#### [What the task requires]
Quote, verbatim, all material below, without pictures.

#### [Available data]
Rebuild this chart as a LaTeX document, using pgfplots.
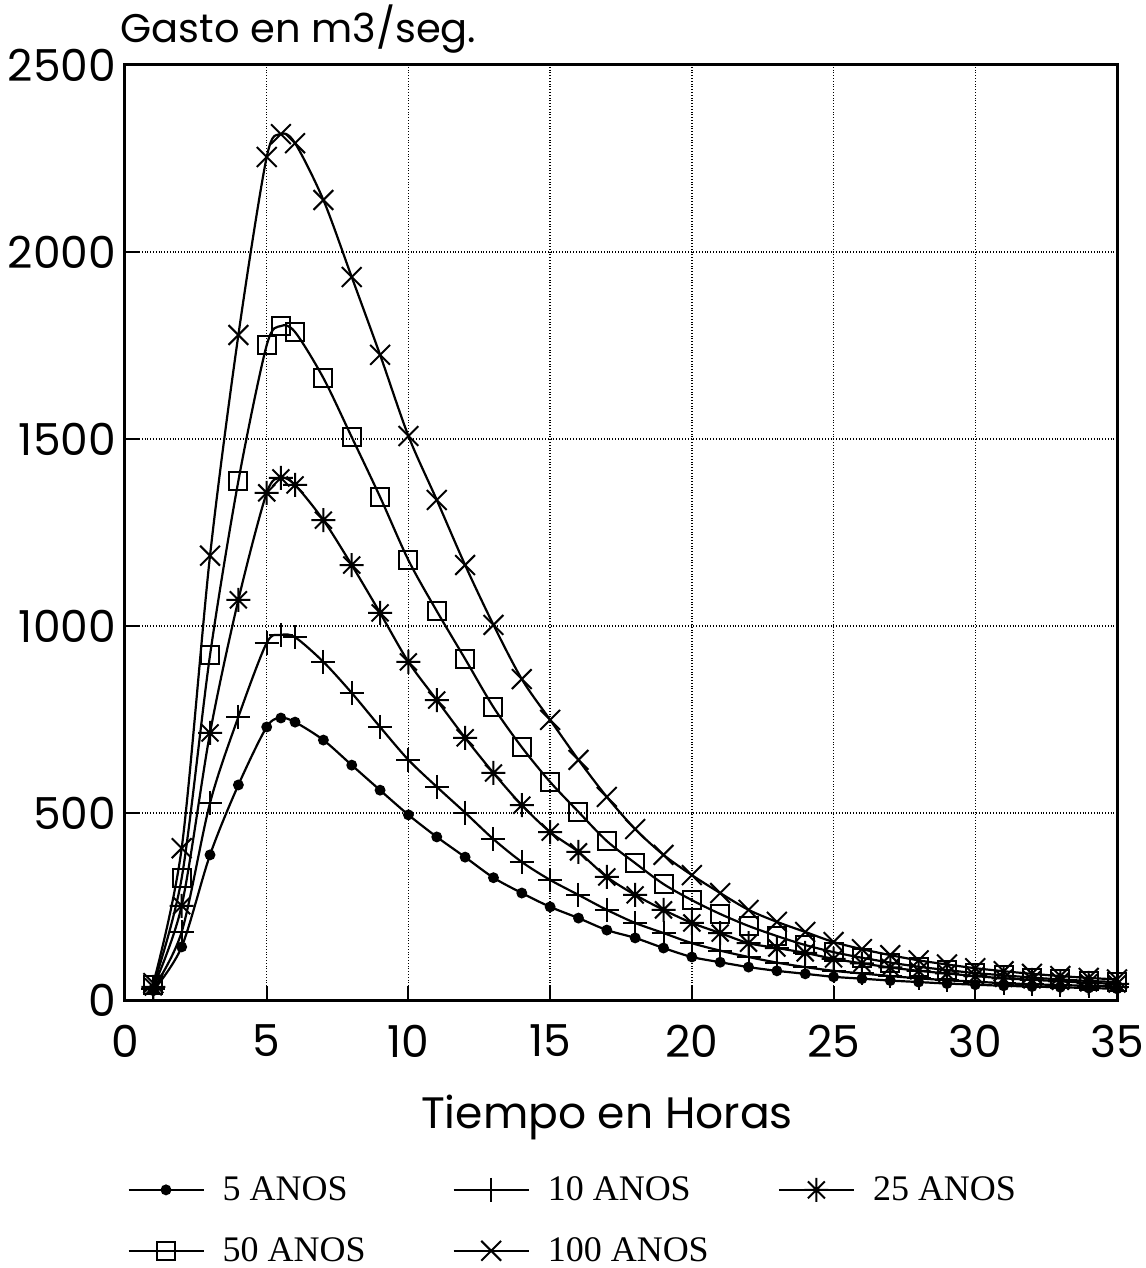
\documentclass[border=0pt]{standalone}
\usepackage{fontspec}
\setmainfont{Poppins}
\newfontfamily\legfont{Liberation Serif}
\usepackage{pgfplots}
\usepackage{pgfplotstable}
\pgfplotsset{compat=1.18}

% asterisk with eight arms
\pgfdeclareplotmark{star8}{%
  \pgfpathmoveto{\pgfqpoint{-\pgfplotmarksize}{0pt}}%
  \pgfpathlineto{\pgfqpoint{\pgfplotmarksize}{0pt}}%
  \pgfpathmoveto{\pgfqpoint{0pt}{-\pgfplotmarksize}}%
  \pgfpathlineto{\pgfqpoint{0pt}{\pgfplotmarksize}}%
  \pgfpathmoveto{\pgfqpoint{-.7071\pgfplotmarksize}{-.7071\pgfplotmarksize}}%
  \pgfpathlineto{\pgfqpoint{.7071\pgfplotmarksize}{.7071\pgfplotmarksize}}%
  \pgfpathmoveto{\pgfqpoint{-.7071\pgfplotmarksize}{.7071\pgfplotmarksize}}%
  \pgfpathlineto{\pgfqpoint{.7071\pgfplotmarksize}{-.7071\pgfplotmarksize}}%
  \pgfusepathqstroke}

\pgfplotstableread{
t    a5   a10  a25  a50  a100
1    25   30   35   40   45
2    142  182  252  326  406
3    388  527  714  922  1188
4    575  757  1070 1388 1778
5    730  955  1356 1751 2254
5.5  754  976  1396 1802 2315
6    743  970  1377 1786 2291
7    695  904  1283 1663 2139
8    628  821  1163 1505 1933
9    561  730  1035 1345 1725
10   495  642  904  1176 1508
11   436  570  802  1040 1337
12   382  501  701  912  1163
13   327  430  607  783  1003
14   286  369  521  676  858
15   249  321  449  583  749
16   219  281  396  503  642
17   187  241  329  425  543
18   166  206  281  366  457
19   139  179  241  310  388
20   115  152  206  267  334
21   101  132  179  230  286
22   88   115  152  198  241
23   78   100  139  171  209
24   70   88   126  147  182
25   62   78   110  128  155
26   57   71   98   113  136
27   52   64   87   100  120
28   48   58   78   89   106
29   44   53   71   80   95
30   41   49   64   72   85
31   38   45   58   66   77
32   36   42   54   60   70
33   34   40   50   55   64
34   32   38   46   51   59
35   30   36   43   48   55
}\gasto

\begin{document}
\begin{tikzpicture}
\path[use as bounding box] (-62.5pt,-134pt) rectangle (510pt,500pt);
\begin{axis}[
  at={(0,0)}, anchor=south west,
  scale only axis,
  width=496pt, height=467.5pt,
  xmin=0, xmax=35, ymin=0, ymax=2500,
  xtick={0,5,...,35},
  ytick={0,500,...,2500},
  grid=major,
  grid style={densely dotted, line width=0.7pt, black},
  axis line style={line width=1.5pt},
  tick style={black, line width=1pt},
  major tick length=7pt,
  tick pos=left,
  tick align=inside,
  /pgf/number format/assume math mode=true,
  /pgf/number format/1000 sep={},
  ticklabel style={font=\fontsize{22}{24}\selectfont},
  xticklabel style={yshift=-9pt},
  yticklabel style={xshift=-1pt},
  title={Gasto en m3/seg.},
  title style={at={(0,1)}, anchor=base west, xshift=-2.5pt, yshift=5pt,
    inner sep=0pt, font=\fontsize{20}{24}\selectfont},
  xlabel={Tiempo en Horas},
  xlabel style={at={(0.5,0)}, anchor=base, xshift=-7pt, yshift=-64pt,
    inner sep=0pt, font=\fontsize{22}{24}\selectfont},
  legend columns=3,
  legend cell align=left,
  legend style={at={(0,0)}, anchor=north west, xshift=1pt, yshift=-86pt,
    draw=none, fill=none, inner sep=0pt, row sep=13pt,
    font=\legfont\fontsize{18}{20}\selectfont},
  legend image code/.code={%
    \draw[mark repeat=2, mark phase=2] plot coordinates {(0pt,0pt) (18.75pt,0pt) (37.5pt,0pt)};},
  every axis plot/.append style={black, line width=1.1pt, smooth,
    mark options={solid, line width=1pt}},
]
\addplot[mark=*, mark size=2.2pt] table[x=t, y=a5] {\gasto};
\addlegendentry{\makebox[120pt][l]{\hspace{7pt}5 ANOS}}
\addplot[mark=+, mark size=6pt] table[x=t, y=a10] {\gasto};
\addlegendentry{\makebox[120pt][l]{\hspace{7pt}10 ANOS}}
\addplot[mark=star8, mark size=6pt] table[x=t, y=a25] {\gasto};
\addlegendentry{\makebox[120pt][l]{\hspace{7pt}25 ANOS}}
\addplot[mark=square, mark size=4.5pt] table[x=t, y=a50] {\gasto};
\addlegendentry{\makebox[120pt][l]{\hspace{7pt}50 ANOS}}
\addplot[mark=x, mark size=7pt] table[x=t, y=a100] {\gasto};
\addlegendentry{\makebox[120pt][l]{\hspace{7pt}100 ANOS}}
\end{axis}
\end{tikzpicture}
\end{document}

#### [Solution for this exercise]
Rebuild this chart as a LaTeX document, using pgfplots.
\documentclass[border=0pt]{standalone}
\usepackage{fontspec}
\setmainfont{Poppins}
\newfontfamily\legfont{Liberation Serif}
\usepackage{pgfplots}
\usepackage{pgfplotstable}
\pgfplotsset{compat=1.18}

% asterisk with eight arms
\pgfdeclareplotmark{star8}{%
  \pgfpathmoveto{\pgfqpoint{-\pgfplotmarksize}{0pt}}%
  \pgfpathlineto{\pgfqpoint{\pgfplotmarksize}{0pt}}%
  \pgfpathmoveto{\pgfqpoint{0pt}{-\pgfplotmarksize}}%
  \pgfpathlineto{\pgfqpoint{0pt}{\pgfplotmarksize}}%
  \pgfpathmoveto{\pgfqpoint{-.7071\pgfplotmarksize}{-.7071\pgfplotmarksize}}%
  \pgfpathlineto{\pgfqpoint{.7071\pgfplotmarksize}{.7071\pgfplotmarksize}}%
  \pgfpathmoveto{\pgfqpoint{-.7071\pgfplotmarksize}{.7071\pgfplotmarksize}}%
  \pgfpathlineto{\pgfqpoint{.7071\pgfplotmarksize}{-.7071\pgfplotmarksize}}%
  \pgfusepathqstroke}

\pgfplotstableread{
t    a5   a10  a25  a50  a100
1    25   30   35   40   45
2    142  182  252  326  406
3    388  527  714  922  1188
4    575  757  1070 1388 1778
5    730  955  1356 1751 2254
5.5  754  976  1396 1802 2315
6    743  970  1377 1786 2291
7    695  904  1283 1663 2139
8    628  821  1163 1505 1933
9    561  730  1035 1345 1725
10   495  642  904  1176 1508
11   436  570  802  1040 1337
12   382  501  701  912  1163
13   327  430  607  783  1003
14   286  369  521  676  858
15   249  321  449  583  749
16   219  281  396  503  642
17   187  241  329  425  543
18   166  206  281  366  457
19   139  179  241  310  388
20   115  152  206  267  334
21   101  132  179  230  286
22   88   115  152  198  241
23   78   100  139  171  209
24   70   88   126  147  182
25   62   78   110  128  155
26   57   71   98   113  136
27   52   64   87   100  120
28   48   58   78   89   106
29   44   53   71   80   95
30   41   49   64   72   85
31   38   45   58   66   77
32   36   42   54   60   70
33   34   40   50   55   64
34   32   38   46   51   59
35   30   36   43   48   55
}\gasto

\begin{document}
\begin{tikzpicture}
\path[use as bounding box] (-62.5pt,-134pt) rectangle (510pt,500pt);
\begin{axis}[
  at={(0,0)}, anchor=south west,
  scale only axis,
  width=496pt, height=467.5pt,
  xmin=0, xmax=35, ymin=0, ymax=2500,
  xtick={0,5,...,35},
  ytick={0,500,...,2500},
  grid=major,
  grid style={densely dotted, line width=0.7pt, black},
  axis line style={line width=1.5pt},
  tick style={black, line width=1pt},
  major tick length=7pt,
  tick pos=left,
  tick align=inside,
  /pgf/number format/assume math mode=true,
  /pgf/number format/1000 sep={},
  ticklabel style={font=\fontsize{22}{24}\selectfont},
  xticklabel style={yshift=-9pt},
  yticklabel style={xshift=-1pt},
  title={Gasto en m3/seg.},
  title style={at={(0,1)}, anchor=base west, xshift=-2.5pt, yshift=5pt,
    inner sep=0pt, font=\fontsize{20}{24}\selectfont},
  xlabel={Tiempo en Horas},
  xlabel style={at={(0.5,0)}, anchor=base, xshift=-7pt, yshift=-64pt,
    inner sep=0pt, font=\fontsize{22}{24}\selectfont},
  legend columns=3,
  legend cell align=left,
  legend style={at={(0,0)}, anchor=north west, xshift=1pt, yshift=-86pt,
    draw=none, fill=none, inner sep=0pt, row sep=13pt,
    font=\legfont\fontsize{18}{20}\selectfont},
  legend image code/.code={%
    \draw[mark repeat=2, mark phase=2] plot coordinates {(0pt,0pt) (18.75pt,0pt) (37.5pt,0pt)};},
  every axis plot/.append style={black, line width=1.1pt, smooth,
    mark options={solid, line width=1pt}},
]
\addplot[mark=*, mark size=2.2pt] table[x=t, y=a5] {\gasto};
\addlegendentry{\makebox[120pt][l]{\hspace{7pt}5 ANOS}}
\addplot[mark=+, mark size=6pt] table[x=t, y=a10] {\gasto};
\addlegendentry{\makebox[120pt][l]{\hspace{7pt}10 ANOS}}
\addplot[mark=star8, mark size=6pt] table[x=t, y=a25] {\gasto};
\addlegendentry{\makebox[120pt][l]{\hspace{7pt}25 ANOS}}
\addplot[mark=square, mark size=4.5pt] table[x=t, y=a50] {\gasto};
\addlegendentry{\makebox[120pt][l]{\hspace{7pt}50 ANOS}}
\addplot[mark=x, mark size=7pt] table[x=t, y=a100] {\gasto};
\addlegendentry{\makebox[120pt][l]{\hspace{7pt}100 ANOS}}
\end{axis}
\end{tikzpicture}
\end{document}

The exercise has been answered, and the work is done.